How extraordinary fruitful the association of Dr. Banks and the Vineyard proved to be known to everyone who has ever examined the three volumes of the Banks history. This work, regarded from any standpoint, is far above the usual histories of minor places on the face of the globe. Nantucket has a more prolific literature than the Vineyard, but it owns no such monumental work as the Banks history. A meticulous scholar, Dr. Banks carried on his research and investigation for twenty years and produced a history which will stand for all time as a definitive work, useful alike to the general reader, the student, and the future historian who takes for his field some specialized part of Vineyard history or tradition. Exacting in its scholarship, the Banks history is charming in its style; it breathes through all its pages the character of the man who wrote it.
 
On the whole it may be said that Dr. Banks was of the old fashioned school of historians, and we are fortunate that this was so. Latter day writers of iconoclastic histories have contributed a great deal to the world’s literature and the world’s knowledge, but they have also been responsible for a great deal of dubious literature. The Banks history is open to none of the accusations invited by this sort of writing. And the way is still clear for anyone who would develop different themes from the main narrative which Dr. Banks has given us.
 
Dr.

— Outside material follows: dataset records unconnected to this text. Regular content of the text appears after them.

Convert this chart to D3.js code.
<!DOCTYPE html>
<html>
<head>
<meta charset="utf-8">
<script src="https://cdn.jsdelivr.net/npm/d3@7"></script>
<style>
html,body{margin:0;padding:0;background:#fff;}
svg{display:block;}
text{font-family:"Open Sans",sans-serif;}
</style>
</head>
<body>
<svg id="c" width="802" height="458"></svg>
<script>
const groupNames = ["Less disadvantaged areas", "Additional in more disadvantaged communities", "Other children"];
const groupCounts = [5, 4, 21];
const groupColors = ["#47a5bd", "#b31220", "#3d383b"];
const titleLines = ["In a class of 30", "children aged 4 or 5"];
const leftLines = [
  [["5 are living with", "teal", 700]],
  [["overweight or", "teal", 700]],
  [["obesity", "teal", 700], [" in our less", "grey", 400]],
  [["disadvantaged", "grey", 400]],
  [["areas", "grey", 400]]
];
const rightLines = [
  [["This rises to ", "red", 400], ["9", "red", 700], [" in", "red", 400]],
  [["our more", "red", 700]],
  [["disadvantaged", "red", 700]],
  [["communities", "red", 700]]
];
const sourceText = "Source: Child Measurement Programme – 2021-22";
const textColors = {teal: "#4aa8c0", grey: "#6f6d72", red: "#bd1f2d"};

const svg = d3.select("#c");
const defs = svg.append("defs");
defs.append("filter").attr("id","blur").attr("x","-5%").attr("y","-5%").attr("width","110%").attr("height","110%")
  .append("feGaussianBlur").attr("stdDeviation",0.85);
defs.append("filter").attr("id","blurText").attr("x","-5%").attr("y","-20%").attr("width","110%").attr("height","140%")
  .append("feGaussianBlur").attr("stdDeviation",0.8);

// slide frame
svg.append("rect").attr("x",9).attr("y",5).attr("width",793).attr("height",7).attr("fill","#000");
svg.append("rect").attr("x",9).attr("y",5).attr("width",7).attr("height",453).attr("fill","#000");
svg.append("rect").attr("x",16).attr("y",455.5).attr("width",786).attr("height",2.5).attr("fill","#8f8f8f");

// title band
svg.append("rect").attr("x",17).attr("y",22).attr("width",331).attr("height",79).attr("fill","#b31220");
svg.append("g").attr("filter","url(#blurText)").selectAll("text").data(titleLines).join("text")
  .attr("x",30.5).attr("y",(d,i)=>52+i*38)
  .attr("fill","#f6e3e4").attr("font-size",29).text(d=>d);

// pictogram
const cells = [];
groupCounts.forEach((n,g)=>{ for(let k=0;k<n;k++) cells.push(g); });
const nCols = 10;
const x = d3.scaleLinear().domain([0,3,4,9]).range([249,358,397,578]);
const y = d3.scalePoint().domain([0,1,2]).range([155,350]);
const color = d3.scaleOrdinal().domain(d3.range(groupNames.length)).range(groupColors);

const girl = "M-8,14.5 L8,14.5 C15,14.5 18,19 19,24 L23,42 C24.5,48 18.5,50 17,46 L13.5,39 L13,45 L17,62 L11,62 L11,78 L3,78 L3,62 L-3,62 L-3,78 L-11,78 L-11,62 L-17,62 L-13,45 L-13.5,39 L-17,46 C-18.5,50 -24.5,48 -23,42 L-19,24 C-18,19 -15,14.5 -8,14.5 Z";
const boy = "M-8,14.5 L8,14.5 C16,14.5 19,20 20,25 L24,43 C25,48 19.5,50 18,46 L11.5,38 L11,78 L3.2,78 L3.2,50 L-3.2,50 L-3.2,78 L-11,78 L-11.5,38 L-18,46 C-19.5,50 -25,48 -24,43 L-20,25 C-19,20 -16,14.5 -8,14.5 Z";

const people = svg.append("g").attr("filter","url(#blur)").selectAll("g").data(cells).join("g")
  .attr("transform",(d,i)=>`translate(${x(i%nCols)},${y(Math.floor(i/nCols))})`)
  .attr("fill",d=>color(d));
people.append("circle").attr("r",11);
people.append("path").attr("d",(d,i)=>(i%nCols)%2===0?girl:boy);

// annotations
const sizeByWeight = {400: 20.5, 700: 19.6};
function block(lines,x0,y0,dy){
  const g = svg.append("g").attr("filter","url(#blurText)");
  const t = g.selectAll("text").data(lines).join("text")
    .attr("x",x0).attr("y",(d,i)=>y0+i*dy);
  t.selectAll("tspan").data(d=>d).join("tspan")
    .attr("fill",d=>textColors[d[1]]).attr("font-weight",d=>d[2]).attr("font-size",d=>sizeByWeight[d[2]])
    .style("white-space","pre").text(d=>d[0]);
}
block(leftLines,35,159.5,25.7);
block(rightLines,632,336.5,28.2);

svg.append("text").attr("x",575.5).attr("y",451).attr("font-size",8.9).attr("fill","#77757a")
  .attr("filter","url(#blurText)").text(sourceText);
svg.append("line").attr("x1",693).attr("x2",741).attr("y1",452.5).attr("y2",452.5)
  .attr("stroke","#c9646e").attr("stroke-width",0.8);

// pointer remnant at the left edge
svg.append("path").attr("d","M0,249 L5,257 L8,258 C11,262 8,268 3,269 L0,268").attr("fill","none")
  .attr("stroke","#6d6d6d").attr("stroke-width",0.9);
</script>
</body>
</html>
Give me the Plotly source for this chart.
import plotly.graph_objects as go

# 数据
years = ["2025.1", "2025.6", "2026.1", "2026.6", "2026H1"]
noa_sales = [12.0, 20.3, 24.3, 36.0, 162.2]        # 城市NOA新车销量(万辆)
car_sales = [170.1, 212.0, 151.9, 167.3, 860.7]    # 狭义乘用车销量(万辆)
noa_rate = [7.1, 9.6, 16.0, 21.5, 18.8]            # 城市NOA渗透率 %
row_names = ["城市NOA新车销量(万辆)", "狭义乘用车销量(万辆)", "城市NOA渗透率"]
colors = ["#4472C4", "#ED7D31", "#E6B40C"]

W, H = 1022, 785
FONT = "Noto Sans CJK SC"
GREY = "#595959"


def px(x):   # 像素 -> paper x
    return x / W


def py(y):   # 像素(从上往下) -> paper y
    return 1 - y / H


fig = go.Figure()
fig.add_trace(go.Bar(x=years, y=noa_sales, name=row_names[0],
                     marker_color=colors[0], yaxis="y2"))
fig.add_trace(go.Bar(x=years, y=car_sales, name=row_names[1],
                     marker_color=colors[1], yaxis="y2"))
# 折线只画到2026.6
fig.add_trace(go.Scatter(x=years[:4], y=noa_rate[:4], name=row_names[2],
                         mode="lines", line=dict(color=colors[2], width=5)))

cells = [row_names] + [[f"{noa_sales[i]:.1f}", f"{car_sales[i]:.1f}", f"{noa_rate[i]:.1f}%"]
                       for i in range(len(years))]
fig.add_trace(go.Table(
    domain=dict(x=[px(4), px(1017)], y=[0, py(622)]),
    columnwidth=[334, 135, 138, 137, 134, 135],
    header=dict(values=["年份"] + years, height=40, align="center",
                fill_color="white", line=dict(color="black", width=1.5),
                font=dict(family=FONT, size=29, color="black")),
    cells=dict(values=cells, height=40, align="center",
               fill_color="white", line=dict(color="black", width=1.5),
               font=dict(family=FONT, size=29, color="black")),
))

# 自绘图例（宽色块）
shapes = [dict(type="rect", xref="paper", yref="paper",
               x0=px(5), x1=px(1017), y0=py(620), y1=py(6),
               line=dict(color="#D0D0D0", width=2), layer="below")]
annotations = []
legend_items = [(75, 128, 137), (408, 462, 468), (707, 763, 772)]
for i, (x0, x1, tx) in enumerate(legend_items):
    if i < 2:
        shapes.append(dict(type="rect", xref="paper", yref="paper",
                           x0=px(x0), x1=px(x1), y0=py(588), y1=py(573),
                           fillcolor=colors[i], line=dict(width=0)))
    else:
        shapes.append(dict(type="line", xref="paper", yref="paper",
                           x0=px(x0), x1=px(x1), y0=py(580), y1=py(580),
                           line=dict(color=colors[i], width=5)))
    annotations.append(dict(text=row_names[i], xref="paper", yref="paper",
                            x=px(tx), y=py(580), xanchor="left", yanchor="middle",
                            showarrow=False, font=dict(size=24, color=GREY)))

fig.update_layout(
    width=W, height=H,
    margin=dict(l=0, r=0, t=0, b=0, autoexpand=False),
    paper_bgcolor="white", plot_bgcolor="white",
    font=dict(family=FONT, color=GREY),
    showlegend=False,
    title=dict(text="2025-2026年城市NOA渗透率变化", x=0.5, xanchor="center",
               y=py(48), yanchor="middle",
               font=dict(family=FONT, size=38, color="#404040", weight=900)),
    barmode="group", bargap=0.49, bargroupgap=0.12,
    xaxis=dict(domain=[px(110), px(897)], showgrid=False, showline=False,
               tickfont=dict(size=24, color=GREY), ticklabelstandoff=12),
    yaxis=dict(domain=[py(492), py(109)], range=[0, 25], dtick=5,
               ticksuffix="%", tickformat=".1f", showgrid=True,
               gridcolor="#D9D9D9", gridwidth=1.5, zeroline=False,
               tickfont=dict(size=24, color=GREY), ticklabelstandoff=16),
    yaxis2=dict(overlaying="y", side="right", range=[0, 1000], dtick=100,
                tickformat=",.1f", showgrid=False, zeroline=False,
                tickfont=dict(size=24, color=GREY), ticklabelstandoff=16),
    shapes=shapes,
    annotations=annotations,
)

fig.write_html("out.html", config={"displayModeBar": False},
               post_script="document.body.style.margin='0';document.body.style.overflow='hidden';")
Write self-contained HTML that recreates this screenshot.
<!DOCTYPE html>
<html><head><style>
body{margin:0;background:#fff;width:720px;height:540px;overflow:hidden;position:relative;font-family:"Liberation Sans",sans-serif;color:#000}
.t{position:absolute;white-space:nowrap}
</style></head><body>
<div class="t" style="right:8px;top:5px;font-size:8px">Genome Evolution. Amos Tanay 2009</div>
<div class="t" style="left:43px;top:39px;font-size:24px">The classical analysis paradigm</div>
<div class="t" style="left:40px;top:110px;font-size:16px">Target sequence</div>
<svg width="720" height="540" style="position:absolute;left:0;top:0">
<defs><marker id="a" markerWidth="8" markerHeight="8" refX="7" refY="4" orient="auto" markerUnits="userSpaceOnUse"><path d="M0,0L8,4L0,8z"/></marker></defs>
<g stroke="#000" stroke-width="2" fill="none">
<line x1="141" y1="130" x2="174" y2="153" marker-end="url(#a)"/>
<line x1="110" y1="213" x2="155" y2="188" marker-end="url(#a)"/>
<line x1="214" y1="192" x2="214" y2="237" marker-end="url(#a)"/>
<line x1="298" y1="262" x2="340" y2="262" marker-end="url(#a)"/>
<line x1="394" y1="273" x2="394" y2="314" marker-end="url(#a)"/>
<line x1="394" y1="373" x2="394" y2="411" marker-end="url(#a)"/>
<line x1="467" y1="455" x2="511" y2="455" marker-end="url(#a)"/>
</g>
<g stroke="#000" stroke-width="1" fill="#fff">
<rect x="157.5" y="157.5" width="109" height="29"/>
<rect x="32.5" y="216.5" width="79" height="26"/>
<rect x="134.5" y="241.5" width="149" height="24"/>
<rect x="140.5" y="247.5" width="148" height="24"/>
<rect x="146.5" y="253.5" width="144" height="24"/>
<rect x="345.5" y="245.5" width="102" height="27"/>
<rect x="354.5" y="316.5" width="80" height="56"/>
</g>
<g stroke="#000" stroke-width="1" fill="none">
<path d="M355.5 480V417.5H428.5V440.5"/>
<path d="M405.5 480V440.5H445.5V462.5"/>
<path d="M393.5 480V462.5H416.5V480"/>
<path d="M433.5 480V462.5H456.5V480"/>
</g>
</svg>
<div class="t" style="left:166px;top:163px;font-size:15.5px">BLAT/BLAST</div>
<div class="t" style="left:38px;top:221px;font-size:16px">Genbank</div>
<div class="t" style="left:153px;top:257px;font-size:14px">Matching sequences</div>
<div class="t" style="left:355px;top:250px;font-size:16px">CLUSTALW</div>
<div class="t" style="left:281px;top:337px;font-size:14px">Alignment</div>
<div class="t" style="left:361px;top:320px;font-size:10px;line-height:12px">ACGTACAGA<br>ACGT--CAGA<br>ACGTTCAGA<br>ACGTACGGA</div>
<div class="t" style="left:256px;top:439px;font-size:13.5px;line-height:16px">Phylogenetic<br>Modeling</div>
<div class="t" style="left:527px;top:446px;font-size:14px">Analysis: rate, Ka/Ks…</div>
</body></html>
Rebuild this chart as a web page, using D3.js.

Banks will be held in everlasting and grateful remembrance as the Vineyard’s historian, but so soon after his death we find his other contributions demanding recognition.  The Duodecimo Club of Vineyard Haven which he formed is continuing on through the years, an important cultural and social force. If he had never written his history, he would have this record of his interest and personality as a monument. And there is the present Marine Hospital, for which he obtained the appropriation; this is an achievement of his force and professional ability. Surely that three years spent on the Island so long ago proved permanently important to the Vineyard.